Le licenciement pour faute grave du salarié est sans cause réelle et sérieuse dès lors qu’il repose sur des images de vidéosurveillance considérées comme illicites en raison de l'absence d'information du salarié de l'existence du système de surveillance. 

Rappel : L’employeur qui met en place un système de vidéosurveillance est soumis à plusieurs obligations.

Tout d’abord, il doit informer les salariés de l’installation d’un système de vidéosurveillance et de l’usage qui pourrait en être fait à leur encontre. À défaut, toute information collectée par ce biais est considérée comme illicite et ne peut être utilisée à l’appui d’un licenciement.

Sur ce point, la jurisprudence a déjà posé qu’aucune information concernant personnellement un salarié ne peut être collectée par un dispositif qui n'a pas été porté préalablement à sa connaissance (c. trav. art. L. 1222-4 ; cass. soc. 7 juin 2006, n° 04-43866, BC V n° 206).

Par ailleurs, l’employeur est également tenu de consulter le comité d’entreprise / le comité social et économique d’une entreprise d’au moins 50 salariés, préalablement à la décision de mise en œuvre dans l'entreprise de moyens ou techniques permettant un contrôle de l'activité des salariés (c. trav. art. L. 2323-32 pour le CE et L. 2312-38 pour le CSE)

En tout état de cause, en application de l’article L 1121-1 du Code du travail, le procédé de contrôle ou de surveillance de l’activité choisi par l’employeur doit être justifié par la nature de la tâche à accomplir et proportionné au but recherché.
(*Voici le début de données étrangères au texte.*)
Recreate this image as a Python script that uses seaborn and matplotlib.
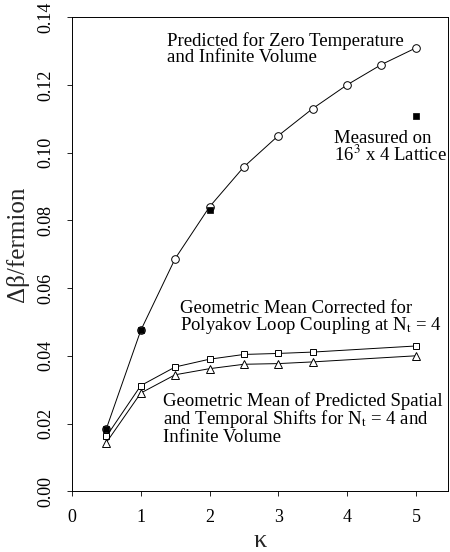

L’employeur devra donc veiller à ce que la mesure de surveillance mise en place réponde à un besoin précis lié à l’activité de l’entreprise (par exemple la vidéosurveillance dans les banques a pour objet de prévenir les vols, idem dans les supermarchés, les ouvriers routiers se voient soumis à des contrôles d’alcoolémie).

La CNIL a notamment considéré qu’était excessive l’installation de 8 caméras filmant de manière constante 8 salariés (Cnil, décision n°2011,036, 11 décembre 2011 ; Délib. Cnil n°2012-475, 3 janvier 2013)

  • Outre le respect d’un process défini par la loi, l’employeur ne peut pas installer des caméras de surveillances uniquement pour contrôler les salariés. La mesure utilisée doit être adaptée et non excessive.

En l’espèce, une salariée travaillait dans un restaurant où son employeur avait installé 4 caméras de surveillance. Leur présence était signalée aux clients par une affiche à l’entrée du restaurant.

Les caméras avaient filmé la salariée servant des consommations sans les enregistrer à la caisse et mettant l’argent à côté de celle-ci pour ensuite le déposer dans son vestiaire.

L’employeur, se fondant sur ces enregistrements, avait mis la salariée à pied à titre conservatoire, porté plainte et procédé à son licenciement pour faute grave.

Devant les gendarmes, la salariée confrontée aux images de la vidéosurveillance, avait reconnu le vol et fait l’objet d’un rappel à la loi.

Elle avait ensuite contesté son licenciement devant les juges.

Les juges du fond, approuvés par la Cour de cassation, ont considéré que le licenciement était dépourvu de cause réelle et sérieuse.

En effet, l’employeur ne pouvait pas démontrer qu’il avait porté à la connaissance de la salariée l’existence du système de vidéosurveillance. Les témoignages d’autres salariés ne pouvaient suffire dès lors qu’ils n’étaient pas en mesure d’indiquer la date à laquelle ils avaient été informés.

La vidéosurveillance constituait donc un moyen de preuve illicite et la reconnaissance des faits par la salariée devant les gendarmes, basée elle aussi sur les images filmées, ne pouvait pas être retenue comme un mode de preuve.

L’employeur, qui n’avait pas d’autres éléments à l’appui du licenciement, a été condamné à verser à la salariée près de 10 000 € au titre de remboursement de la mise à pied conservatoire, d’indemnités de préavis et de licenciement ainsi qu’à titre de dommages et intérêts.

Recommandation : L’employeur qui entend mettre en place une vidéosurveillance en vue de contrôler l’activité des salariés doit les en informer spécifiquement et conserver la preuve de cette information.

À défaut, le mode de preuve étant considéré comme illicite, il ne pourra pas les utiliser valablement pour contrôler les salariés et les sanctionner à l’appui des images.